Откуда и когда появились Акбаевы в нылгинских краях?
Откуда и когда появились Акбаевы в нылгинских краях?
Приношу особую благодарность своему земляку и коллеге (мы с ним оба работали директорами школ), откровенно говорю, что мы с ним одной крови (беззаветно любим родные края и историю своего отечества) - Эжбаеву Евгению Петровичу, за его дружескую поддержку, за принципиальные и доходчивые консультации (против фактов не попрешь) и просто за то , что он есть.
Акбаевы из Жужгеса
Семейное предание говорит о том, что в далекие времена, в семидесятых годах 19 века в старинной удмуртской деревне Жугес-Пельга проживала зажиточная, работящая семья Суворовых. У них было все - любовь, здоровье, достаток. Одна беда – нет детей. Что под старость лет будет? На кого оставить, крепкое пока еще, хозяйство? Решили усыновить ребенка. Нашли осиротевшего, исхудавшего от постоянного недоедания и дорожных невзгод, чернявого подростка на Сибирском тракте среди идущих в Сибирь каторжников и переселенцев. Искал следы паренька. В те времена царское правительство посылало людей за Урал с целью заселить огромные пространства Сибири и Дальнего Востока, и поэтому туда шли – каторжане-преступники и разные асоциальные элементы, политические каторжане и добровольцы-переселенцы. Добровольцы шли семьями. С детьми в те времена на каторгу шли еще белорусские староверы. Есть и вторая версия. Предложил Е Эжбаев. По его мнению следы Мирона надо искать по тракту Сарапул – Завод(Ижевск),Сенной базар – Нылга. В общем: факт – оставшийся один на белом свете, потерявший всех родных и близких парнишка, был усыновлен, обихожен, откормлен, обласкан. Для него началась новая жизнь. А для нас – потомков Мирона – начало нашего рода.

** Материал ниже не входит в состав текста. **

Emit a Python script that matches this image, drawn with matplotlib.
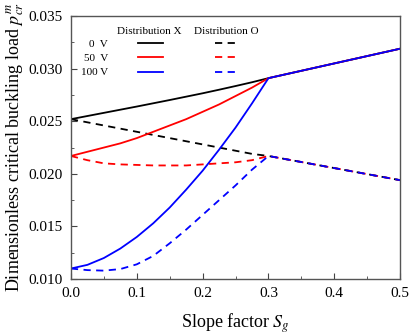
import numpy as np
import matplotlib
matplotlib.use('Agg')
import matplotlib.pyplot as plt
from matplotlib.lines import Line2D

plt.rcParams['font.family'] = ['Liberation Serif', 'DejaVu Serif']
plt.rcParams['mathtext.fontset'] = 'stix'

# Slope factor grid
sg = [0.0, 0.025, 0.05, 0.075, 0.1, 0.125, 0.15, 0.175, 0.2, 0.225, 0.25, 0.275, 0.3, 0.4, 0.5]

# Distribution X (solid)
x_0v = [0.0252, 0.0255, 0.0258, 0.0261, 0.0264, 0.02671, 0.02702, 0.02734, 0.02766, 0.0280, 0.02835, 0.02871, 0.0291, 0.0305, 0.0319]
x_50v = [0.0217, 0.0221, 0.0225, 0.0229, 0.0234, 0.0240, 0.0246, 0.0252, 0.0259, 0.0266, 0.0274, 0.0282, 0.0291, 0.0305, 0.0319]
x_100v = [0.0110, 0.01135, 0.0120, 0.0129, 0.0140, 0.0153, 0.0168, 0.0185, 0.0203, 0.0223, 0.0244, 0.0267, 0.0291, 0.0305, 0.0319]

# Distribution O (dashed)
o_0v = [0.0252, 0.0249, 0.0246, 0.0243, 0.0240, 0.0237, 0.0234, 0.0231, 0.0228, 0.0225, 0.0222, 0.0219, 0.0217, 0.02055, 0.0194]
o_50v = [0.0217, 0.0213, 0.0210, 0.0209, 0.02085, 0.0208, 0.0208, 0.0208, 0.0209, 0.0210, 0.0211, 0.0213, 0.0217, 0.02055, 0.0194]
o_100v = [0.0110, 0.01085, 0.0108, 0.01095, 0.0114, 0.0122, 0.0134, 0.0147, 0.0161, 0.0175, 0.0189, 0.0204, 0.0217, 0.02055, 0.0194]

voltages = ['0  V', '50  V', '100 V']
colors = ['black', 'red', 'blue']
dash = (0, (4, 3))

fig = plt.figure(figsize=(4.1, 3.35), dpi=100)
ax = fig.add_axes([0.173, 0.167, 0.803, 0.785])

for ys, c in zip([o_0v, o_50v, o_100v], colors):
    ax.plot(sg, ys, color=c, lw=1.3, linestyle=dash)
for ys, c in zip([x_0v, x_50v, x_100v], colors):
    ax.plot(sg, ys, color=c, lw=1.3)

ax.set_xlim(0, 0.5)
ax.set_ylim(0.010, 0.035)
ax.set_xticks(np.arange(0, 0.51, 0.1))
ax.set_xticks(np.arange(0, 0.51, 0.05), minor=True)
ax.set_yticks(np.arange(0.010, 0.0351, 0.005))
ax.set_yticks(np.arange(0.010, 0.0351, 0.0025), minor=True)
ax.xaxis.set_major_formatter(matplotlib.ticker.FormatStrFormatter('%.1f'))
ax.yaxis.set_major_formatter(matplotlib.ticker.FormatStrFormatter('%.3f'))
ax.tick_params(which='both', direction='in', labelsize=11, colors='#444444', labelcolor='black')
ax.tick_params(which='major', length=4)
ax.tick_params(which='minor', length=2)
ax.tick_params(axis='x', pad=6)
ax.tick_params(axis='y', pad=6)
for s in ax.spines.values():
    s.set_color('#555555')
    s.set_linewidth(1.0)

ax.set_xlabel('Slope factor $S_g$', fontsize=13, labelpad=8)
ax.set_ylabel('Dimensionless critical buckling load $p_{cr}^{m}$', fontsize=13, labelpad=2)

# legend: voltage labels, solid (X) and dashed (O) samples
handles = [Line2D([], [], color=c, lw=1.3) for c in colors] + \
          [Line2D([], [], color=c, lw=1.3, linestyle=dash) for c in colors]
labels = voltages + ['', '', '']
ax.legend(handles, labels, ncol=2, frameon=False, markerfirst=False,
          loc='upper left', bbox_to_anchor=(0.03, 0.912), fontsize=8,
          handlelength=2.25, handletextpad=2.7, columnspacing=2.0,
          labelspacing=0.4, borderpad=0, borderaxespad=0)
ax.text(0.237, 0.943, 'Distribution X', transform=ax.transAxes, fontsize=8, ha='center', va='center')
ax.text(0.471, 0.943, 'Distribution O', transform=ax.transAxes, fontsize=8, ha='center', va='center')

fig.savefig('out.png', dpi=100)
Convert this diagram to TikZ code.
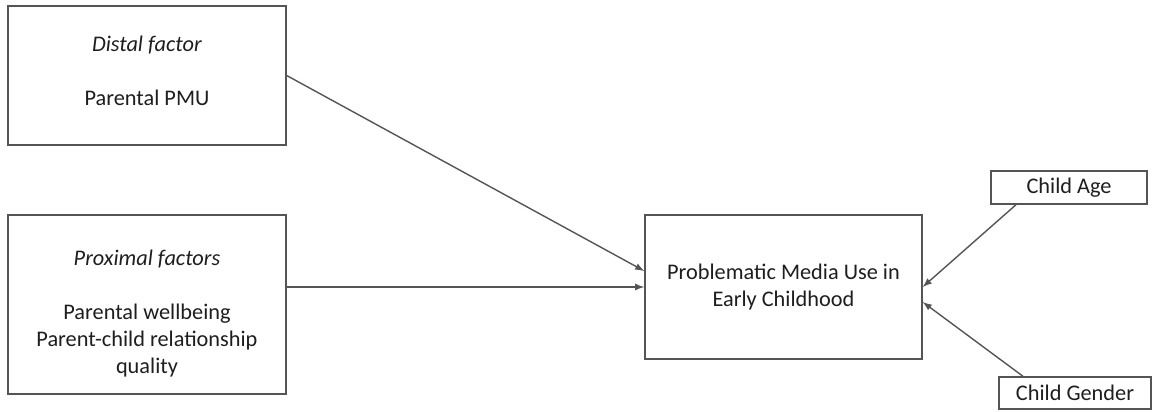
\documentclass[tikz,border=0pt]{standalone}
\usepackage{fontspec}
\setmainfont{Carlito}
\usepackage{tikz}
\usetikzlibrary{arrows, positioning, calc}
\definecolor{boxgray}{RGB}{85, 85, 85}
\definecolor{textgray}{RGB}{30, 30, 30}
\tikzset{
  factorbox/.style={rectangle, draw=boxgray, line width=0.8pt, minimum width=5.56cm, align=center, text=textgray, font=\fontsize{12.7}{15.4}\selectfont},
  outcomebox/.style={rectangle, draw=boxgray, line width=0.8pt, minimum width=5.54cm, minimum height=2.88cm, align=center, text=textgray, font=\fontsize{12.7}{15.4}\selectfont},
  covbox/.style={rectangle, draw=boxgray, line width=0.8pt, minimum height=0.66cm, text=textgray, font=\fontsize{12.7}{15.4}\selectfont},
  patharrow/.style={draw=boxgray, line width=0.8pt, -latex},
}
\begin{document}
\begin{tikzpicture}[x=0.02cm, y=-0.02cm]
\useasboundingbox (0,0) rectangle (1156,412);
% predictors
\node[factorbox, minimum height=2.78cm] (distal) at (147,75.5)
  {\textit{Distal factor}\\[15pt]Parental PMU\rule[-5.6pt]{0pt}{5.6pt}};
\node[factorbox, minimum height=3.58cm] (proximal) at (147,304.5)
  {\rule{0pt}{19pt}\textit{Proximal factors}\\[15pt]Parental wellbeing\\Parent-child relationship\\quality};
% outcome
\node[outcomebox] (pmu) at (783.5,287) {Problematic Media Use in\\Early Childhood};
% covariates
\node[covbox, minimum width=3.12cm] (age) at (1069,187.5) {Child Age};
\node[covbox, minimum width=3.04cm, minimum height=0.64cm] (gender) at (1075,393) {Child Gender};
% paths
\draw[patharrow] (distal.east) -- ([yshift=0.32cm]pmu.west);
\draw[patharrow] (pmu.west -| proximal.east) -- (pmu.west);
\draw[patharrow] ([xshift=-1.06cm]age.south) -- (pmu.east);
\draw[patharrow] ([xshift=-1.04cm]gender.north) -- ([yshift=-0.3cm]pmu.east);
\end{tikzpicture}
\end{document}
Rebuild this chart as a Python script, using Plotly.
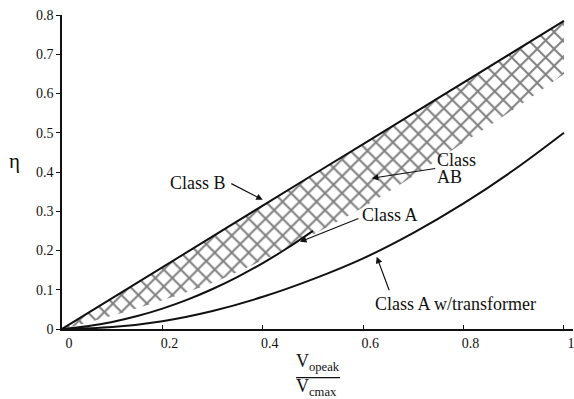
import plotly.graph_objects as go

# ---- data ----
x_b = [0.0, 0.1, 0.2, 0.3, 0.4, 0.5, 0.6, 0.7, 0.8, 0.9, 1.0]
eta_class_b = [0.0, 0.079, 0.157, 0.236, 0.314, 0.393, 0.471, 0.550, 0.628, 0.707, 0.785]

x_ab_low = [0.0, 0.05, 0.1, 0.15, 0.2, 0.3, 0.4, 0.5, 0.6, 0.7, 0.8, 0.9, 1.0]
eta_ab_low = [0.0, 0.016, 0.034, 0.053, 0.073, 0.118, 0.175, 0.24, 0.31, 0.39, 0.475, 0.56, 0.65]

x_a = [0.0, 0.05, 0.1, 0.15, 0.2, 0.25, 0.3, 0.35, 0.4, 0.45, 0.5]
eta_class_a = [0.0, 0.007, 0.018, 0.033, 0.052, 0.075, 0.102, 0.133, 0.168, 0.207, 0.25]

x_at = [0.0, 0.1, 0.2, 0.3, 0.4, 0.5, 0.6, 0.7, 0.8, 0.9, 1.0]
eta_class_a_tr = [0.0, 0.005, 0.02, 0.046, 0.082, 0.127, 0.18, 0.245, 0.32, 0.405, 0.5]

x_ticks = [0, 0.2, 0.4, 0.6, 0.8, 1.0]
x_tick_labels = ["0", "0.2", "0.4", "0.6", "0.8", "1"]
y_ticks = [0, 0.1, 0.2, 0.3, 0.4, 0.5, 0.6, 0.7, 0.8]
y_tick_labels = ["0", "0.1", "0.2", "0.3", "0.4", "0.5", "0.6", "0.7", "0.8"]

SERIF = "Liberation Serif"
INK = "#111111"

fig = go.Figure()

# lower boundary of class AB region (invisible line)
fig.add_trace(go.Scatter(x=x_ab_low, y=eta_ab_low, mode="lines",
                         line=dict(width=0, color="rgba(0,0,0,0)", shape="spline"),
                         hoverinfo="skip", showlegend=False))
# Class B line with hatched fill down to the AB boundary
fig.add_trace(go.Scatter(x=x_b, y=eta_class_b, mode="lines",
                         line=dict(width=2, color=INK),
                         fill="tonexty", fillcolor="white",
                         fillpattern=dict(shape="x", size=12, solidity=0.3,
                                          fgcolor="#000000", bgcolor="white"),
                         showlegend=False))
# Class A
fig.add_trace(go.Scatter(x=x_a, y=eta_class_a, mode="lines",
                         line=dict(width=2, color=INK, shape="spline"),
                         showlegend=False))
# Class A with transformer
fig.add_trace(go.Scatter(x=x_at, y=eta_class_a_tr, mode="lines",
                         line=dict(width=2, color=INK, shape="spline"),
                         showlegend=False))

label_font = dict(family=SERIF, size=18, color=INK)

def arrow(x, y, ax, ay):
    fig.add_annotation(x=x, y=y, ax=ax, ay=ay, axref="pixel", ayref="pixel",
                       text="", showarrow=True, arrowhead=2, arrowsize=1.1,
                       arrowwidth=1.2, arrowcolor=INK, standoff=0, startstandoff=0)

def label(x, y, text, anchor="left"):
    fig.add_annotation(x=x, y=y, text=text, showarrow=False, xanchor=anchor,
                       yanchor="middle", font=label_font)

# Class B
label(0.331, 0.372, "Class B", "right")
arrow(0.400, 0.329, -33, -17)
# Class AB
label(0.744, 0.431, "Class")
label(0.744, 0.388, "AB")
arrow(0.617, 0.384, 65, -10)
# Class A
label(0.594, 0.291, "Class A")
arrow(0.474, 0.222, 60, -24)
# Class A w/transformer
label(0.619, 0.064, "Class A w/transformer")
arrow(0.627, 0.184, 13, 35)

# y-axis title (eta)
fig.add_annotation(xref="paper", yref="y", x=-0.108, y=0.428, text="η",
                   showarrow=False, font=dict(family=SERIF, size=21, color=INK))
# x-axis title as a fraction
fig.add_annotation(xref="paper", yref="paper", x=0.501, y=-0.151,
                   text="V<sub>opeak</sub>", showarrow=False,
                   font=dict(family=SERIF, size=18, color=INK))
fig.add_annotation(xref="paper", yref="paper", x=0.499, y=-0.229,
                   text="V<sub>cmax</sub>", showarrow=False,
                   font=dict(family=SERIF, size=18, color=INK))
fig.add_shape(type="line", xref="paper", yref="paper",
              x0=0.458, x1=0.544, y0=-0.155, y1=-0.155,
              line=dict(color=INK, width=1.2))

fig.update_layout(
    width=574, height=399,
    margin=dict(l=62, r=1, t=15, b=70),
    paper_bgcolor="white", plot_bgcolor="white",
    showlegend=False,
    xaxis=dict(range=[0, 1.018], showline=True, linecolor=INK, linewidth=1.5,
               ticks="inside", ticklen=4, tickcolor=INK, tickwidth=1.2,
               tickvals=x_ticks, ticktext=x_tick_labels, ticklabelshift=7,
               ticklabeloverflow="allow",
               showgrid=False, zeroline=False,
               tickfont=dict(family=SERIF, size=14, color=INK)),
    yaxis=dict(range=[0, 0.8], showline=True, linecolor=INK, linewidth=1.5,
               ticks="outside", ticklen=4, tickcolor=INK, tickwidth=1.2,
               tickvals=y_ticks, ticktext=y_tick_labels,
               showgrid=False, zeroline=False,
               tickfont=dict(family=SERIF, size=14, color=INK)),
)

fig.write_html("out.html", config={"displayModeBar": False},
               post_script="document.body.style.margin='0';document.body.style.padding='0';")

Мирон повзрослел, женился. Появились дети – Александра – вышла замуж за Тойминцева в Косоево (Санди апай). Федор (Педор), Меркурий (Меркуль) – погиб во время ВО войны, Анатолий (Анатоль) - погиб во время ВО войны и Семен (Мирай Семи). Умерших в детстве не считаю. В удмуртских именах ударения на последнем слоге.
У Федора родились двое сыновей – Арсений и Илья, у Меркурия – Роман и Вячеслав и дочь Люба, у Анатолия – Леонид и две дочери – Тамара и Римма, у Семена – приемная дочь Евгения и дочка Валентина.
Суворов Федор Миронович очень не любил свою фамилию, утверждая, что они в семействе не занимались воровством золы ( су – зола по удмуртски). Любимым героем Федора Мироновича с детства был Емельян Пугачев. По нашим землям прокатилось пугачевское восстание. Ижевский, Воткинский и другие уральские заводы снабжали повстанцев пушками. Помню: у нас в учебнике истории за 4 класс был рисунок, на котором изображено как рабочие-мастеровые привезли Пугачеву на санях пушечные стволы, а в книжке «Сто сказок удмуртского народа» пугачевцам была посвящена целая глава. В общем, дед мечтал стать Пугачевым, но что-то не получилось и они вместе с другими Мироновичами стали Акбаевыми. Но и здесь что-то непонятное: не можем найти следы Меркурия и Анатолия – сгинули в Великую Отечественную войну, а в Книге памяти ни Суворовых ни Акбаевых нет. Точно помню: у бабушки хранилась похоронка. Куда она делась, кто там записан – никто из наших уже не помнит. А прозвище Пугач Педор (Федор Пугачев) осталось за дедушкой Федором на всю его жизнь и детей его так и называли, даже после смерти дедушки – Пугач Педорлэн Сенька но Илья (Пугачева Федора Арсений и Илья), а то и совсем просто Пугач Сенька но Пугач Илья.
Дедушка Федор.
Уехал в армию в первую мировую на своем коне, дослужился до офицерского чина. Где его судьба потаскала в гражданскую? Не знаем.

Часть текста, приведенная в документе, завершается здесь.